Chacun de nos grands États démocratiques a ses traditions de travail et de secret en ce domaine, mais un tel cloisonnement n’est plus de mise, car il entraîne pertes d’énergie et d’efficacité, morcellement et fragmentation des informations. Beaucoup d’organismes s’intéressant à ces questions sont aujourd’hui sinon superflus, du moins redondants, y compris à l’échelon international. Je pense par exemple à certaines agences des Nations unies.
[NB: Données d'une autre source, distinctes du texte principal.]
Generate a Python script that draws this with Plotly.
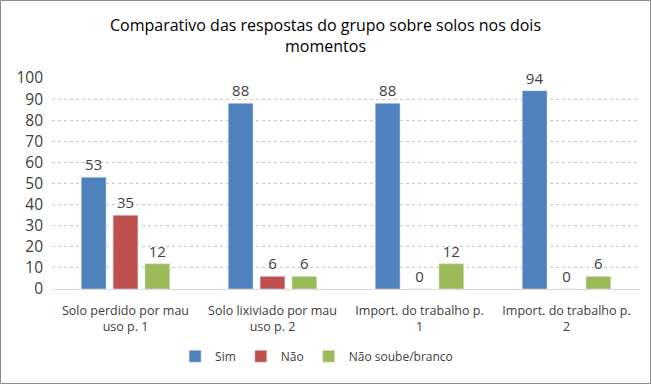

C’est pourquoi j’appelle de mes vœux, monsieur le ministre, le regroupement de services nationaux et le développement de procédures intergouvernementales, par exemple dans le cadre d’un observatoire pérenne ou d’une mission internationale sur le terrorisme chargé de la coordination, de la surveillance, de l’échange d’informations, ainsi que d’une assistance technique, juridique et policière aux États fragilisés par le terrorisme. Une telle coordination me semble indispensable au succès des mesures qui seront prises sur notre territoire.
Tel n’est bien évidemment pas l’objet précis du projet de loi qui nous est aujourd’hui soumis, mais il me semblait être de mon devoir d’attirer votre attention sur cette proposition, monsieur le ministre.